## [Problem]
Beneath this line sits some data. Return only its lines from the one holding "Reproduce this chart with D3.js." through the one holding "const plotTop = y.range()[1], plotBottom", inclusive, exactly, with the images removed.
* Start Entries *
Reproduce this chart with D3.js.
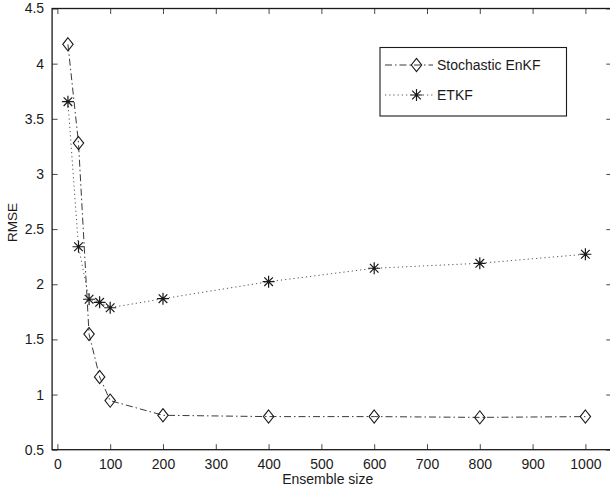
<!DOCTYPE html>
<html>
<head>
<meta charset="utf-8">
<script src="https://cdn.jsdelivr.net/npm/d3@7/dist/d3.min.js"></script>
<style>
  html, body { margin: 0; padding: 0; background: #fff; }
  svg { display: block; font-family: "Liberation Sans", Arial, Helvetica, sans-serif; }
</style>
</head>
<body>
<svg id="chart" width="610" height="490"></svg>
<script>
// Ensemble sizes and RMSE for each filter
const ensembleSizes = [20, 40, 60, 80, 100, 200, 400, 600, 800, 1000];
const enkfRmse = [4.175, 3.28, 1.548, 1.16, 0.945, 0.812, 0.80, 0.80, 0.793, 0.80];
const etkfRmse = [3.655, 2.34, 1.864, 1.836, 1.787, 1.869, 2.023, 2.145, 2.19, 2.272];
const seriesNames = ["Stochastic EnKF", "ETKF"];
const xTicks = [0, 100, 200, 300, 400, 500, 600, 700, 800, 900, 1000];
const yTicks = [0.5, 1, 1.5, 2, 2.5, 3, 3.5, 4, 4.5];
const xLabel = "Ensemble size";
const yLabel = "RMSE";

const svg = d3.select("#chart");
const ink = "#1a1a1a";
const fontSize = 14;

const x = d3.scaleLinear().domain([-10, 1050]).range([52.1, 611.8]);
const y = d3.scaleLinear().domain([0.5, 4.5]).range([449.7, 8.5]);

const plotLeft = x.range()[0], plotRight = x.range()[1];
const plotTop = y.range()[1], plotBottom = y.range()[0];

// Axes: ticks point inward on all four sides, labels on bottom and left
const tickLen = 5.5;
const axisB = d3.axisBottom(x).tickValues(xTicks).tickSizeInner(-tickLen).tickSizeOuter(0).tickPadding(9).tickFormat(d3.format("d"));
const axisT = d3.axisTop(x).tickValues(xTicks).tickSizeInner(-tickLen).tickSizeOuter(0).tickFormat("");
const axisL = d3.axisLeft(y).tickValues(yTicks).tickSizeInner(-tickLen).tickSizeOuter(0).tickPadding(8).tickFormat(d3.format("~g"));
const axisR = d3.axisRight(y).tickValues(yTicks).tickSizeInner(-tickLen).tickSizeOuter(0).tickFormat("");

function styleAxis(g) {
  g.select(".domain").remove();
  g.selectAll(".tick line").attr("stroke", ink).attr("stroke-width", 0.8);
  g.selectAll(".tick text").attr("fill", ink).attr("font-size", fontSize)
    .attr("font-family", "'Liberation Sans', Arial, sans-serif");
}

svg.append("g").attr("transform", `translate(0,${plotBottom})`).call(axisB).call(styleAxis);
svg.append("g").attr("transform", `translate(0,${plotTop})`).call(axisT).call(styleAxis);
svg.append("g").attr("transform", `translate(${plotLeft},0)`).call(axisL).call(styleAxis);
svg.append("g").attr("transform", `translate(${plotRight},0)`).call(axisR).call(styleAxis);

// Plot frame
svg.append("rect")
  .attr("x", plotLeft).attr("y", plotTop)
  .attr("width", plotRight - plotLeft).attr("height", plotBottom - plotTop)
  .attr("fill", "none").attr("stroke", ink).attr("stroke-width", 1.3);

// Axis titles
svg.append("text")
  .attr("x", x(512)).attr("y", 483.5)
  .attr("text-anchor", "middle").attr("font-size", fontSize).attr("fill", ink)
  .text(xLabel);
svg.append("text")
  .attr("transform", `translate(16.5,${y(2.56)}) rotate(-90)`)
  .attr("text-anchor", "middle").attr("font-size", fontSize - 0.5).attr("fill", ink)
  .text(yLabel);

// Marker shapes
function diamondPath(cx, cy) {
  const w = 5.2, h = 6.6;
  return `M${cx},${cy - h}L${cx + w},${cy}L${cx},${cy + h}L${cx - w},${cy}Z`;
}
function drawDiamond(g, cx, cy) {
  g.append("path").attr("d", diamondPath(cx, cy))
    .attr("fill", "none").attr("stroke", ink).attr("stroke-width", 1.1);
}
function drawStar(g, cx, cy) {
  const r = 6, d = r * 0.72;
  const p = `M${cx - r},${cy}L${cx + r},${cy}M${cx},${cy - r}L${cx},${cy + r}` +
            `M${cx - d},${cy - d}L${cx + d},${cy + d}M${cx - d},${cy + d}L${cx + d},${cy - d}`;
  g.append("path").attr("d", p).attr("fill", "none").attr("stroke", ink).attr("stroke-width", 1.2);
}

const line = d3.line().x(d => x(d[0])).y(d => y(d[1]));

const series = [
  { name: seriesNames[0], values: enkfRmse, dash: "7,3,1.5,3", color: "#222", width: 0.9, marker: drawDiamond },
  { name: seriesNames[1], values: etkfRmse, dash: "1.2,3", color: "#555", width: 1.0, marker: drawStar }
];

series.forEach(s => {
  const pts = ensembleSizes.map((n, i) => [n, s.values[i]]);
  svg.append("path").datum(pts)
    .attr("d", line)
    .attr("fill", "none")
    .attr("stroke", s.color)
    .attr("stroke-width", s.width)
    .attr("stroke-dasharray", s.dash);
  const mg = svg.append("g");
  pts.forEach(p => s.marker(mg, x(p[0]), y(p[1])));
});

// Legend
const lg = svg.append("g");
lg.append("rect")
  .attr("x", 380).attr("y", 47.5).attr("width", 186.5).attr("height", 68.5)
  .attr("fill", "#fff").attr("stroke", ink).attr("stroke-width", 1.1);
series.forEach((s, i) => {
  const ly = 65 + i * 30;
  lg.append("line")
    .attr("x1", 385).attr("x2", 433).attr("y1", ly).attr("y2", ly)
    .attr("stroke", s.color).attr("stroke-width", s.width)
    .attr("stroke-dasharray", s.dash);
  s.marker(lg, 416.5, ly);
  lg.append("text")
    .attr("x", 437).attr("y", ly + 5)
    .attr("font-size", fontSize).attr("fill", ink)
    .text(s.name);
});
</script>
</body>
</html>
* End Entries *
* Start Entries *
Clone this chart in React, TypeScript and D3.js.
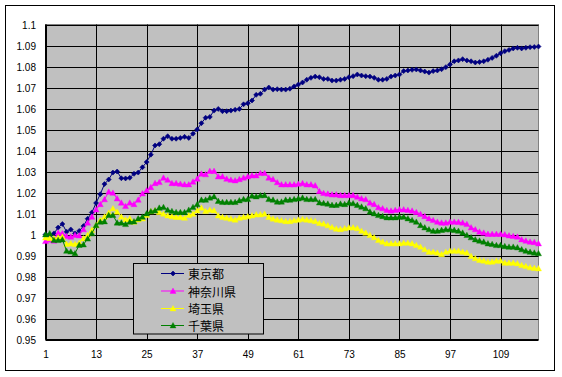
* End Entries *
## [Solution]
Reproduce this chart with D3.js.
<!DOCTYPE html>
<html>
<head>
<meta charset="utf-8">
<script src="https://cdn.jsdelivr.net/npm/d3@7/dist/d3.min.js"></script>
<style>
  html, body { margin: 0; padding: 0; background: #fff; }
  svg { display: block; font-family: "Liberation Sans", Arial, Helvetica, sans-serif; }
</style>
</head>
<body>
<svg id="chart" width="610" height="490"></svg>
<script>
// Ensemble sizes and RMSE for each filter
const ensembleSizes = [20, 40, 60, 80, 100, 200, 400, 600, 800, 1000];
const enkfRmse = [4.175, 3.28, 1.548, 1.16, 0.945, 0.812, 0.80, 0.80, 0.793, 0.80];
const etkfRmse = [3.655, 2.34, 1.864, 1.836, 1.787, 1.869, 2.023, 2.145, 2.19, 2.272];
const seriesNames = ["Stochastic EnKF", "ETKF"];
const xTicks = [0, 100, 200, 300, 400, 500, 600, 700, 800, 900, 1000];
const yTicks = [0.5, 1, 1.5, 2, 2.5, 3, 3.5, 4, 4.5];
const xLabel = "Ensemble size";
const yLabel = "RMSE";

const svg = d3.select("#chart");
const ink = "#1a1a1a";
const fontSize = 14;

const x = d3.scaleLinear().domain([-10, 1050]).range([52.1, 611.8]);
const y = d3.scaleLinear().domain([0.5, 4.5]).range([449.7, 8.5]);

const plotLeft = x.range()[0], plotRight = x.range()[1];
const plotTop = y.range()[1], plotBottom = y.range()[0];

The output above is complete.